(Code that draws figures)

★ ★ ★ ★ ★

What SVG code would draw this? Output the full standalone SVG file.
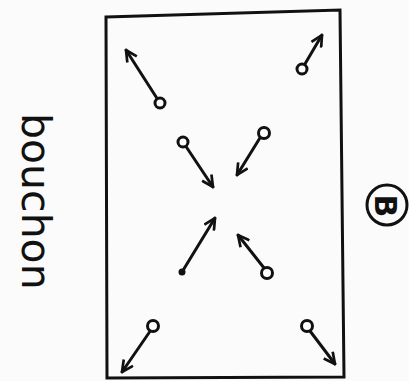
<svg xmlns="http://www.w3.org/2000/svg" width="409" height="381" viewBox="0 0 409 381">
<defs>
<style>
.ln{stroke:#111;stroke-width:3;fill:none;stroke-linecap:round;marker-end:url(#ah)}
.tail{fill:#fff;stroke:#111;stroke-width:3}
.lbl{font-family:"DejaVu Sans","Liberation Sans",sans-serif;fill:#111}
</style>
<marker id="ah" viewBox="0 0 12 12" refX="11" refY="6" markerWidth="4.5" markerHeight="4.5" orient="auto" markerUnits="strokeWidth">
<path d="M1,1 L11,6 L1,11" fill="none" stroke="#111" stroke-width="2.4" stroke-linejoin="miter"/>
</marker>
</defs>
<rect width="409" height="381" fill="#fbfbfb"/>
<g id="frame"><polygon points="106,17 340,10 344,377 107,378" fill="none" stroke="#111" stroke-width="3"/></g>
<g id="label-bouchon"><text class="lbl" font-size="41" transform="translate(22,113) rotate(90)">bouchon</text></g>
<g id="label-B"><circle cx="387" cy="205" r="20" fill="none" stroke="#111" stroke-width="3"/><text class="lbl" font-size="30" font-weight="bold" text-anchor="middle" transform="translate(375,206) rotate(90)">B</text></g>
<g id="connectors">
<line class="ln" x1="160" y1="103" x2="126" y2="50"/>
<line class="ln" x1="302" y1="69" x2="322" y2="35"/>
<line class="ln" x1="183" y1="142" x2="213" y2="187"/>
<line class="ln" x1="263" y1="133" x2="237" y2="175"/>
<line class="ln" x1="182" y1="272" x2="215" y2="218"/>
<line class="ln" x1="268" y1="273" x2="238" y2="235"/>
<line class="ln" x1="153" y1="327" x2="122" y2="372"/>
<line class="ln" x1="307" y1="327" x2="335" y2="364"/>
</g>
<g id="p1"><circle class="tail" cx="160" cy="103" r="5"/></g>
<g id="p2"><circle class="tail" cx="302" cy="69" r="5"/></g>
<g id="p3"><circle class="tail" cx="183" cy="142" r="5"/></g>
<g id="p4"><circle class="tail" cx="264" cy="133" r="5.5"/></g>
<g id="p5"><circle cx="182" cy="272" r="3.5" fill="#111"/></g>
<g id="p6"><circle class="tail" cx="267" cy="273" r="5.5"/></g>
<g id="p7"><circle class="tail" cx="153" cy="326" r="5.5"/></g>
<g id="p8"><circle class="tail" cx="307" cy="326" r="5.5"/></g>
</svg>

★ ★ ★ ★ ★

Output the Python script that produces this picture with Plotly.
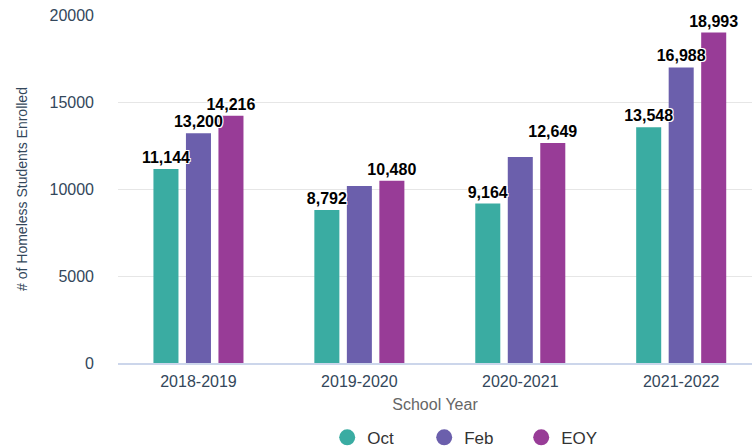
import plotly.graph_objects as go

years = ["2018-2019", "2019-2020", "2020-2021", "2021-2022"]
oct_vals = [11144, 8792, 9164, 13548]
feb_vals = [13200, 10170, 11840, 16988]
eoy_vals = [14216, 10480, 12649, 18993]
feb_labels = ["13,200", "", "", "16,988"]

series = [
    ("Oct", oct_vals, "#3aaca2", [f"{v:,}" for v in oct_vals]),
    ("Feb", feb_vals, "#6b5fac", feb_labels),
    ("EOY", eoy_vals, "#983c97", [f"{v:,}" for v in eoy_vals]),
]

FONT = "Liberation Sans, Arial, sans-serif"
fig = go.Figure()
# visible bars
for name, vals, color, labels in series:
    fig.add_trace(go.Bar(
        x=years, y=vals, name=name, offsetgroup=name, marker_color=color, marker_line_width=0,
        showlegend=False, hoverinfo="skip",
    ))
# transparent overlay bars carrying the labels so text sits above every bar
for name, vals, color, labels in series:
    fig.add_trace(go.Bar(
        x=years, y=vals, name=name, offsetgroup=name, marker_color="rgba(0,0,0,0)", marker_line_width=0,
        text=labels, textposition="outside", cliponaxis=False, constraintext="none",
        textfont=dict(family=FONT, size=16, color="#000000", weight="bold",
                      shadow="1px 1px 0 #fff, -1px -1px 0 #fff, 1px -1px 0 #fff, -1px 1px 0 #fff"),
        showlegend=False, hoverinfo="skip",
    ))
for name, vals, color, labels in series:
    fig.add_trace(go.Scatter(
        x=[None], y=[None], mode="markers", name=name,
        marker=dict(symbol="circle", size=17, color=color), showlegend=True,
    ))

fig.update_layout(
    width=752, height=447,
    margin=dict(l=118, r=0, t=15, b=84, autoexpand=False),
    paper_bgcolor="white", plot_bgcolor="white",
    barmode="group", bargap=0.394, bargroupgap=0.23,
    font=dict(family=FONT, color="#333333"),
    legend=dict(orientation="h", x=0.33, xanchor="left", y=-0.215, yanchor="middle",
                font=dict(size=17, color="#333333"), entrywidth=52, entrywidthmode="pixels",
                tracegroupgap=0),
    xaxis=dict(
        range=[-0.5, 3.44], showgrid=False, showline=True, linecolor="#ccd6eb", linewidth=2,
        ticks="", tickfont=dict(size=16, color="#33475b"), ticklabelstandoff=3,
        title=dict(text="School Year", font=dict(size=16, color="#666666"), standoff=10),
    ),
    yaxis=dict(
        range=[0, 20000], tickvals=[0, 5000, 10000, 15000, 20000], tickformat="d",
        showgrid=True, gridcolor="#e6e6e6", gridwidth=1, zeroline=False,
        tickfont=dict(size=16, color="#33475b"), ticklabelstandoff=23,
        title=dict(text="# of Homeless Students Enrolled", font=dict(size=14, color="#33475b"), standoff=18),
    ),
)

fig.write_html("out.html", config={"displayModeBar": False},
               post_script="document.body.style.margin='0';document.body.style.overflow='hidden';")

★ ★ ★ ★ ★

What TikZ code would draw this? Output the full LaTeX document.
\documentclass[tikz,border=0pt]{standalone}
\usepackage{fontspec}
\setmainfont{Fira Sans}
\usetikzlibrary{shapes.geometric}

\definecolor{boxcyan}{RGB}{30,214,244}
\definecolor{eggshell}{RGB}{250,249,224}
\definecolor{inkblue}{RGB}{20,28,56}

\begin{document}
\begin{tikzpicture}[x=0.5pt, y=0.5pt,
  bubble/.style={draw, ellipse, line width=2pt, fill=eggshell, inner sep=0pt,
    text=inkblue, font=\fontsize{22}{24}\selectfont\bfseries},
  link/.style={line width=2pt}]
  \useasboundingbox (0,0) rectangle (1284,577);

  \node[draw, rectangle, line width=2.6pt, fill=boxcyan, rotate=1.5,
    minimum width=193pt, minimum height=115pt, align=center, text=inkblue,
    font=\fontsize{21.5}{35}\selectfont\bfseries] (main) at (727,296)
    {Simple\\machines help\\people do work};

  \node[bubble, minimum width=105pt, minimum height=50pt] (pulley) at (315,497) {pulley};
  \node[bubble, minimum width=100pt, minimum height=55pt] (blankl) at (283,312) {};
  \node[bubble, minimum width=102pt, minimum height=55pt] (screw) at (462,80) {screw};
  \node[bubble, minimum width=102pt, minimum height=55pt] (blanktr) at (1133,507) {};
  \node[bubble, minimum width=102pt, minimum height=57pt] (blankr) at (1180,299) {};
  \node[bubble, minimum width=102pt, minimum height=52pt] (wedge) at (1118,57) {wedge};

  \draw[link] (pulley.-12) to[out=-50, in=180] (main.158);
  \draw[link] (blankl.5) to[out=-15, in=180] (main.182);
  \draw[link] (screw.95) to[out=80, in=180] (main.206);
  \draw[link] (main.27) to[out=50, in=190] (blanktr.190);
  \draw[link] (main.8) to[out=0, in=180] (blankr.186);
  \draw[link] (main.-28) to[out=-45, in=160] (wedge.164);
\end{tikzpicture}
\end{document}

★ ★ ★ ★ ★

Given problem — Using the data above, reproduce exactly the lines from the line that contains "What TikZ code" through the line that contains "width=102pt, minimum height=52pt]", including both.

Problem solution —
What TikZ code would draw this? Output the full LaTeX document.
\documentclass[tikz,border=0pt]{standalone}
\usepackage{fontspec}
\setmainfont{Fira Sans}
\usetikzlibrary{shapes.geometric}

\definecolor{boxcyan}{RGB}{30,214,244}
\definecolor{eggshell}{RGB}{250,249,224}
\definecolor{inkblue}{RGB}{20,28,56}

\begin{document}
\begin{tikzpicture}[x=0.5pt, y=0.5pt,
  bubble/.style={draw, ellipse, line width=2pt, fill=eggshell, inner sep=0pt,
    text=inkblue, font=\fontsize{22}{24}\selectfont\bfseries},
  link/.style={line width=2pt}]
  \useasboundingbox (0,0) rectangle (1284,577);

  \node[draw, rectangle, line width=2.6pt, fill=boxcyan, rotate=1.5,
    minimum width=193pt, minimum height=115pt, align=center, text=inkblue,
    font=\fontsize{21.5}{35}\selectfont\bfseries] (main) at (727,296)
    {Simple\\machines help\\people do work};

  \node[bubble, minimum width=105pt, minimum height=50pt] (pulley) at (315,497) {pulley};
  \node[bubble, minimum width=100pt, minimum height=55pt] (blankl) at (283,312) {};
  \node[bubble, minimum width=102pt, minimum height=55pt] (screw) at (462,80) {screw};
  \node[bubble, minimum width=102pt, minimum height=55pt] (blanktr) at (1133,507) {};
  \node[bubble, minimum width=102pt, minimum height=57pt] (blankr) at (1180,299) {};
  \node[bubble, minimum width=102pt, minimum height=52pt] (wedge) at (1118,57) {wedge};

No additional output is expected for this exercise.